The symptom of fatigue was not measured in any study and changes in pain levels were only investigated in two studies. This was surprising given that pain and fatigue are assumed to be common drivers for people with flexible pes planus to seek podiatric intervention [1, 22, 54]. Within this review, pain was significantly reduced when FOs were independently prescribed within a clinical cohort (Table 2); however, with no separate control group (or ‘sham device’ group) improvements in pain levels cannot be attributed to the FOs alone and may simply reflect pain resolving over time, a placebo or a Hawthorne effect [46].

Changes in rearfoot kinematics were frequently investigated (Table 3). Changes were noted predominantly in rearfoot eversion during walking with the measured reduction being significant (Figure 3). It is important to note that the actual magnitude of change is small (1.28 to 2.30°) and falls within accepted levels of measurement error [55]. It has also been suggested that this magnitude of effect on rearfoot kinematics is clinically meaningless and a direct link between rearfoot positioning and functioning has yet to be established [56]. Overall, the majority of rearfoot kinematic measures were not significant (Table 3).

Within the domain of kinetics, only two reported outcome measures demonstrated a statistically significant reduction for loading forces, both observed during running trials (Figure 4). Loading forces during walking were increased across the midfoot with the use of FOs and there was not a lateral shift of force demonstrated as expected (Figure 4). Results may have been influenced by both the use of an in shoe insole placed over the top of the orthoses and by the methods adopted for the quantitative analysis within this domain. The assumption was made that the goal of FO therapy was to reduce the overall force and decrease the time the force was applied [25]. Therefore, the increase in the amount and time of force measured across the midfoot was allocated as favouring the no FO condition (Figure 4). In essence, the actual clinical consequences of the changes in measured force and timing reported is not clearly understood [44] and interpretation of results should be viewed accordingly.

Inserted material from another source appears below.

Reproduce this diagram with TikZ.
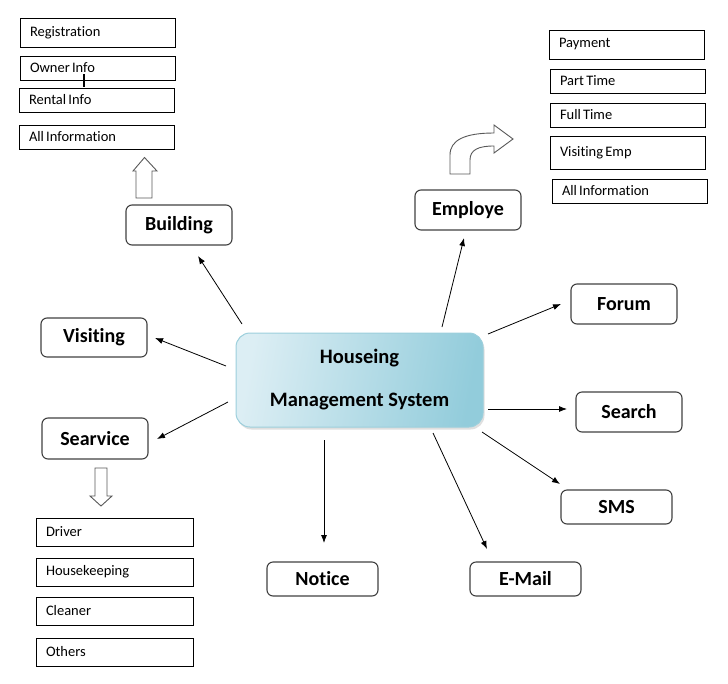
\documentclass[tikz,border=0pt]{standalone}
\usepackage{fontspec}
\setmainfont{Carlito}[Ligatures=NoCommon]
\usetikzlibrary{arrows.meta,shadows}
\definecolor{hmsLight}{HTML}{DCEEF4}
\definecolor{hmsDark}{HTML}{92CCDB}
\definecolor{hmsEdge}{HTML}{9CCFDC}
\definecolor{mainEdge}{HTML}{404040}
\definecolor{hollowEdge}{HTML}{595959}
\begin{document}
\begin{tikzpicture}[x=1pt,y=-1pt,
  mainbox/.style={draw=mainEdge, line width=1.1pt, rounded corners=6pt,
    minimum width=106pt, minimum height=40pt, inner sep=0pt,
    font=\bfseries\fontsize{20}{24}\selectfont},
  subbox/.style={draw=black, line width=0.8pt, inner xsep=10pt, inner ysep=0pt,
    align=left, text width=135pt, font=\fontsize{14.5}{17}\selectfont,
    execute at begin node={\spaceskip=2.2pt\relax}},
  link/.style={draw=black, line width=0.8pt, -{Latex[length=8pt,width=6pt]}},
  hollow/.style={draw=hollowEdge, line width=0.9pt, fill=white, line join=miter}
]
\useasboundingbox (0,0) rectangle (728,683);

% center node
\node[draw=hmsEdge, line width=1pt, rounded corners=14pt,
  minimum width=247pt, minimum height=94pt, inner sep=0pt,
  left color=hmsLight, right color=hmsDark, shading angle=80,
  drop shadow={shadow xshift=1.5pt, shadow yshift=-2.5pt, opacity=0.25},
  align=center, font=\bfseries\fontsize{20.5}{43}\selectfont]
  (hms) at (359.5,380) {Houseing\\Management System};

% main nodes
\node[mainbox] (building) at (179,225) {Building};
\node[mainbox] (employe) at (468,210) {Employe};
\node[mainbox, minimum height=39pt] (visiting) at (94,337.5) {Visiting};
\node[mainbox, minimum height=41pt] (searvice) at (95,438.5) {Searvice};
\node[mainbox] (forum) at (624,304) {Forum};
\node[mainbox] (search) at (629,412) {Search};
\node[mainbox, minimum width=111pt, minimum height=34pt] (sms) at (616.5,507) {SMS};
\node[mainbox, minimum width=111pt, minimum height=34pt] (email) at (525.5,579) {E-Mail};
\node[mainbox, minimum width=111pt, minimum height=34pt] (notice) at (322.5,579) {Notice};

% building sub boxes
\node[subbox, minimum height=29pt] (reg) at (97.5,32.5) {Registration};
\node[subbox, minimum height=24pt] (owner) at (97.5,68) {Owner Info};
\node[subbox, minimum height=24pt] (rental) at (96.5,100) {Rental Info};
\node[subbox, minimum height=24pt] (allinfoL) at (96.5,137) {All Information};
\draw[line width=1.3pt] (84,74) -- (84,87);

% employe sub boxes
\node[subbox, minimum height=29pt] (payment) at (626.5,44.5) {Payment};
\node[subbox, minimum height=24pt] (parttime) at (627.5,81) {Part Time};
\node[subbox, minimum height=24pt] (fulltime) at (627.5,115) {Full Time};
\node[subbox, minimum height=33pt] (visemp) at (627.5,152.5) {Visiting Emp};
\node[subbox, minimum height=24pt] (allinfoR) at (629.5,191) {All Information};

% service sub boxes
\node[subbox, text width=137pt, minimum height=28pt] (driver) at (114.5,532) {Driver};
\node[subbox, text width=137pt, minimum height=28pt] (house) at (114.5,572) {Housekeeping};
\node[subbox, text width=137pt, minimum height=28pt] (cleaner) at (114.5,611) {Cleaner};
\node[subbox, text width=137pt, minimum height=28pt] (others) at (114.5,652) {Others};

% hollow arrows
\draw[hollow] (136,198) -- (136,171) -- (133,171) -- (144.5,157.5) -- (157,171) -- (152,171) -- (152,198) -- cycle;
\draw[hollow] (95,468) -- (107,468) -- (107,496) -- (112,496) -- (101,506) -- (90,496) -- (95,496) -- cycle;
\draw[hollow] (450,174) -- (450,155) .. controls (450,140) and (465,133) .. (494,133)
  -- (494,125) -- (513,139) -- (494,153) -- (494,146)
  .. controls (478,146) and (470,150) .. (470,160) -- (470,174) -- cycle;

% connector end points
\coordinate (sB) at (242,324);  \coordinate (eB) at (198,256);
\coordinate (sE) at (442,327);  \coordinate (eE) at (464,238);
\coordinate (sF) at (488,334);  \coordinate (eF) at (561,304);
\coordinate (sV) at (226,366);  \coordinate (eV) at (155,338);
\coordinate (sS) at (228,402);  \coordinate (eS) at (157,439);
\coordinate (sR) at (488,409);  \coordinate (eR) at (567,409);
\coordinate (sM) at (482,432);  \coordinate (eM) at (560,484);
\coordinate (sL) at (433,433);  \coordinate (eL) at (487,549);
\coordinate (sN) at (324,440);  \coordinate (eN) at (324,543);

\draw[link] (sB) -- (eB);
\draw[link] (sE) -- (eE);
\draw[link] (sF) -- (eF);
\draw[link] (sV) -- (eV);
\draw[link] (sS) -- (eS);
\draw[link] (sR) -- (eR);
\draw[link] (sM) -- (eM);
\draw[link] (sL) -- (eL);
\draw[link] (sN) -- (eN);
\end{tikzpicture}
\end{document}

The impact on physical function is where the highest level of evidence was found (Table 5). Both medial-lateral sway during quiet standing and energy cost were positively affected with the use of FOs and offer good and moderate levels of evidence. This supports the historical belief that people with pes planus had reduced efficiency in gait, a belief that restricted entry into military service in the Australian, British and US armed forces for both World Wars [2]. Interestingly, while the use of FOs for improved stability in stance is supported within the literature [57, 58], energy cost studies using FOs in other populations do not concur with the outcomes reported within this review. Hennacy [59] concluded that FOs, within a ‘foot problem’ group, induced an initial increase in energy consumption that returned to normal within three months. In a more recent study, Kelly [54] reported that no statistically significant changes were noted in energy cost during, and following, a one hour run with and without FOs in a non-pes planus cohort. Based on the outcomes of this systematic review, further investigations of energy cost and postural control within a flexible pes planus adult population is warranted.

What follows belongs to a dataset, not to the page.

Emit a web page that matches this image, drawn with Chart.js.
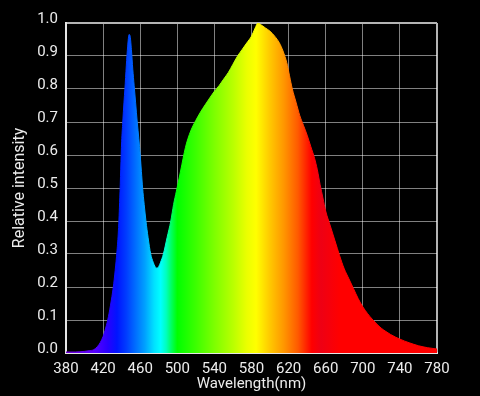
<!DOCTYPE html>
<html>
<head>
<meta charset="utf-8">
<script src="https://cdn.jsdelivr.net/npm/chart.js@4.4.0/dist/chart.umd.min.js"></script>
<style>
html,body{margin:0;padding:0;background:#000;}
#wrap{width:480px;height:396px;position:relative;}
</style>
</head>
<body>
<div id="wrap"><canvas id="c" width="480" height="396"></canvas></div>
<script>
// Wavelengths (nm) and relative intensity
const wavelengths = [380,390,400,405,410,414,417,420,422,425,428,431,433,435,436.5,438,440,441.2,442.5,443.5,445,446.5,448,449,450.5,452,453.5,455,456.8,458.5,460,461.3,462.6,464.3,466.2,468.5,471.3,474,476,478,480,482,485,489,493,496,499,502,505,507.5,510,513,516,520,525,530,535,540,545,550,555,560,565,570,575,580,584,587,590,595,600,605,610,614,618,621,624,628,632,636,640,644,648,651,654,657,660,665,670,675,680,685,690,695,700,705,710,715,720,725,730,740,750,760,770,780];
const intensity = [0.003,0.003,0.005,0.007,0.01,0.02,0.032,0.05,0.068,0.1,0.145,0.2,0.25,0.31,0.37,0.47,0.64,0.70,0.76,0.80,0.87,0.93,0.965,0.962,0.92,0.86,0.81,0.76,0.70,0.65,0.60,0.55,0.50,0.45,0.40,0.35,0.30,0.275,0.262,0.257,0.262,0.275,0.30,0.35,0.40,0.45,0.49,0.53,0.572,0.607,0.636,0.662,0.683,0.705,0.73,0.752,0.773,0.793,0.81,0.83,0.85,0.875,0.90,0.92,0.94,0.96,0.985,1.0,0.995,0.985,0.975,0.96,0.94,0.915,0.88,0.84,0.80,0.76,0.72,0.69,0.66,0.625,0.59,0.555,0.51,0.47,0.43,0.385,0.34,0.295,0.255,0.225,0.195,0.165,0.14,0.12,0.103,0.088,0.075,0.065,0.056,0.042,0.031,0.022,0.016,0.012];
const xTicks = [380,420,460,500,540,580,620,660,700,740,780];
const yTicks = [0.0,0.1,0.2,0.3,0.4,0.5,0.6,0.7,0.8,0.9,1.0];
const xTitle = 'Wavelength(nm)';
const yTitle = 'Relative intensity';

// spectrum colour stops (wavelength -> colour)
const stopNm = [380,410,425,435,445,455,465,475,482,488,494,500,520,540,560,575,585,600,615,630,645,655,675,780];
const stopCol = ['rgb(110,0,210)','rgb(90,0,255)','rgb(40,0,255)','rgb(0,20,255)','rgb(0,60,255)','rgb(0,110,255)','rgb(0,160,255)','rgb(0,225,255)','rgb(0,255,255)','rgb(0,255,190)','rgb(0,255,90)','rgb(0,255,0)','rgb(60,255,0)','rgb(125,255,0)','rgb(185,255,0)','rgb(235,255,0)','rgb(255,255,0)','rgb(255,200,0)','rgb(255,150,0)','rgb(255,90,0)','rgb(255,0,0)','rgb(238,0,20)','rgb(255,0,0)','rgb(255,0,0)'];

const points = wavelengths.map((w,i)=>({x:w,y:intensity[i]}));

function spectrum(context){
  const chart = context.chart;
  const area = chart.chartArea;
  if(!area) return 'rgba(0,0,0,0)';
  const xs = chart.scales.x;
  const g = chart.ctx.createLinearGradient(area.left,0,area.right,0);
  stopNm.forEach((w,i)=>{
    let p = (xs.getPixelForValue(w)-area.left)/(area.right-area.left);
    p = Math.min(1,Math.max(0,p));
    g.addColorStop(p, stopCol[i]);
  });
  return g;
}

const textColor = '#ececec';
const font = {family:'Roboto', size:15};

new Chart(document.getElementById('c'), {
  type:'line',
  data:{datasets:[{
    data:points,
    fill:'origin',
    backgroundColor:spectrum,
    borderColor:spectrum,
    borderWidth:1,
    pointRadius:0,
    cubicInterpolationMode:'monotone'
  }]},
  options:{
    responsive:false,
    devicePixelRatio:1,
    animation:false,
    layout:{padding:{top:23,right:43,left:0,bottom:0}},
    plugins:{legend:{display:false},tooltip:{enabled:false}},
    scales:{
      x:{
        type:'linear', min:380, max:780,
        afterBuildTicks:(s)=>{ s.ticks = xTicks.map(v=>({value:v})); },
        afterFit:(s)=>{ s.height = 43; },
        ticks:{color:textColor, font:font, padding:7, maxRotation:0, autoSkip:false},
        grid:{drawTicks:false, color:(c)=> c.tick && c.tick.value===780 ? '#b4b4b4' : 'rgba(255,255,255,0.5)', lineWidth:(c)=> c.tick && c.tick.value===780 ? 2 : 1},
        border:{color:'#e6e6e6', width:2},
        title:{display:true, text:xTitle, color:textColor, font:font, padding:{top:0,bottom:3}}
      },
      y:{
        type:'linear', min:0, max:1,
        afterBuildTicks:(s)=>{ s.ticks = yTicks.map(v=>({value:v})); },
        afterFit:(s)=>{ s.width = 66; },
        ticks:{color:textColor, font:font, padding:8, labelOffset:-4, callback:(v)=>Number(v).toFixed(1)},
        grid:{drawTicks:false, color:(c)=> c.tick && Math.abs(c.tick.value-1)<1e-9 ? '#b4b4b4' : 'rgba(255,255,255,0.5)', lineWidth:(c)=> c.tick && Math.abs(c.tick.value-1)<1e-9 ? 2 : 1},
        border:{color:'#e6e6e6', width:2},
        title:{display:true, text:yTitle, color:textColor, font:{family:'Roboto', size:16}, padding:{top:10,bottom:0}}
      }
    }
  }
});
</script>
</body>
</html>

Only a small number of studies were included in this review. All of the included studies had identified risk of bias with the assessment of risk of bias undertaken with a tool that allocated equal weight to all criteria (Additional file 3). Ten of the included studies are low level evidence (level IV) (Table 1) with all 10 being a repeated measure study design and eight of the 10 studies investigating two or more types of FOs. These studies met the required inclusion criteria; however, their inclusion may have affected the conclusions. To manage data levels and reduce errors from the same participants appearing repeatedly in analyses, several outcome measures were excluded on the basis they were considered repetitious or extraneous (Additional file 4), the effect of excluding these data on the results reported remain unknown.